Become a Long-Term Investor

Instead of solely focusing on yearly portfolio performance, adopting a multi-year holding period can prevent panic selling and unnecessary portfolio rebalancing.

For example, Motley Fool Stock Advisor recommends stocks that can potentially outperform the S&P 500 for the next three to five years.

The stock recommendation share price may ebb and flow lower and higher than the overall market during the holding period. 

However, a winning investment can outperform its benchmark when comparing performance after a several-year holding period.

A buy-and-hold investment philosophy also helps remove emotions by ignoring the short-term market noise.

Don’t Time the Market

Another popular investment suggestion is that “time in the market is better than timing the market.” 
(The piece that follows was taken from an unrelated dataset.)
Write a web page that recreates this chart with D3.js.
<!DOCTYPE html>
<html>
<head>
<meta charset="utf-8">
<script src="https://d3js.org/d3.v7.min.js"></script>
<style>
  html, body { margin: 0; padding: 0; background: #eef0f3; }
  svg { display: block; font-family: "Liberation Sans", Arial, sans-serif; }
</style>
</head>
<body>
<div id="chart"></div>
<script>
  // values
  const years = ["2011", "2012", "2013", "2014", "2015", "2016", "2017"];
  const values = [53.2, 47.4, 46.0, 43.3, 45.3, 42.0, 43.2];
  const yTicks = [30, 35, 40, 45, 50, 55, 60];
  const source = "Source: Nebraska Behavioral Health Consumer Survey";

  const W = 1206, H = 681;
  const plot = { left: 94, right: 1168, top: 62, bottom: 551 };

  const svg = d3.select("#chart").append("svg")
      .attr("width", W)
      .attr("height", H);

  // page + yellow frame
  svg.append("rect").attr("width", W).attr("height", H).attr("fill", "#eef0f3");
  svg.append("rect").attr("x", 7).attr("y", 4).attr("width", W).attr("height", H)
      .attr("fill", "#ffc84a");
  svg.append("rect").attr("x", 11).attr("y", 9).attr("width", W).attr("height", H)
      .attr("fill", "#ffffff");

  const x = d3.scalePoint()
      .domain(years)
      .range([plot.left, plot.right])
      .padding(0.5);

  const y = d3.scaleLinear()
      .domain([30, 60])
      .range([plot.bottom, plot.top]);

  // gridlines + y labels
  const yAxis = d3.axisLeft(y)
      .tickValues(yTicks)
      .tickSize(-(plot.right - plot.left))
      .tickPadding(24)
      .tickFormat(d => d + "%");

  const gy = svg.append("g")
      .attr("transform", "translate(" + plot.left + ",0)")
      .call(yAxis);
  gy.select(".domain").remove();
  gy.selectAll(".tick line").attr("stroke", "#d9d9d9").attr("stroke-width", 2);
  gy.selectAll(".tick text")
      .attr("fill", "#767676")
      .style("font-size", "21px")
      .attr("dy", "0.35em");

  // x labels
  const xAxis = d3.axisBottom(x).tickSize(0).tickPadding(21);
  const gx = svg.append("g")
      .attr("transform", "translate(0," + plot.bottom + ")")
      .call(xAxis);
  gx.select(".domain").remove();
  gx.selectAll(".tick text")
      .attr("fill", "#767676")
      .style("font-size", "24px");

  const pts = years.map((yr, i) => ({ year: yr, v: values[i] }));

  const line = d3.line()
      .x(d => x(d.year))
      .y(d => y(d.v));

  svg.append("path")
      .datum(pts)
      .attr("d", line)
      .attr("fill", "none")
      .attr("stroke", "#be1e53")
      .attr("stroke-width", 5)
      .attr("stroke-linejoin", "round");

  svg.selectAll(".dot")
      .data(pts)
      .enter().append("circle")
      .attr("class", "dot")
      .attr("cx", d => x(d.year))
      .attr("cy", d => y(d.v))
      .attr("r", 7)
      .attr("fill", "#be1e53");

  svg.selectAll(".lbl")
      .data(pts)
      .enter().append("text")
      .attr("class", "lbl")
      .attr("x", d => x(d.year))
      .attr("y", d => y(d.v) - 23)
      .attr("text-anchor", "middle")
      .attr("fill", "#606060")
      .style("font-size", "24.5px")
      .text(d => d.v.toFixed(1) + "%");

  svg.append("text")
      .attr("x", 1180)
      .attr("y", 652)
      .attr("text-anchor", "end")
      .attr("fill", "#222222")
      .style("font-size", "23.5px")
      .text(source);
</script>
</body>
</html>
Timing the market can result in two negative consequences:

  1. Not buying shares because they are expensive or buying later at a higher price
  2. Panic selling due to a negative news headline or a poor quarterly report 

While there are successful short-term traders, the investment process can be time-consuming for investors with a regular day job. Market-timed trades can also require more skill since you need to understand how to perform technical analysis.

One reason why The Motley Fool has been able to beat the S&P 500 is that it holds certain stocks during the ups and downs. 

Successful stock recommendations don’t always increase in value. It’s common for stocks and funds to dip due to negative market conditions and slow periods. Fortunately, the best stocks can usually bounce back.

That said, it’s important to note that times of weakness can offer an excellent opportunity to buy shares if the stock is a better fit than other investment ideas.

Summary

It’s possible, but not easy, for average investors to beat the stock market. Thankfully, there are affordable stock picking services that can help investors find large-cap stocks that have the potential to outperform the market. 

It’s also vital for investors to maintain a diversified portfolio and avoid unnecessary investing fees. Doing so can help manage risk and optimize their investment’s performance.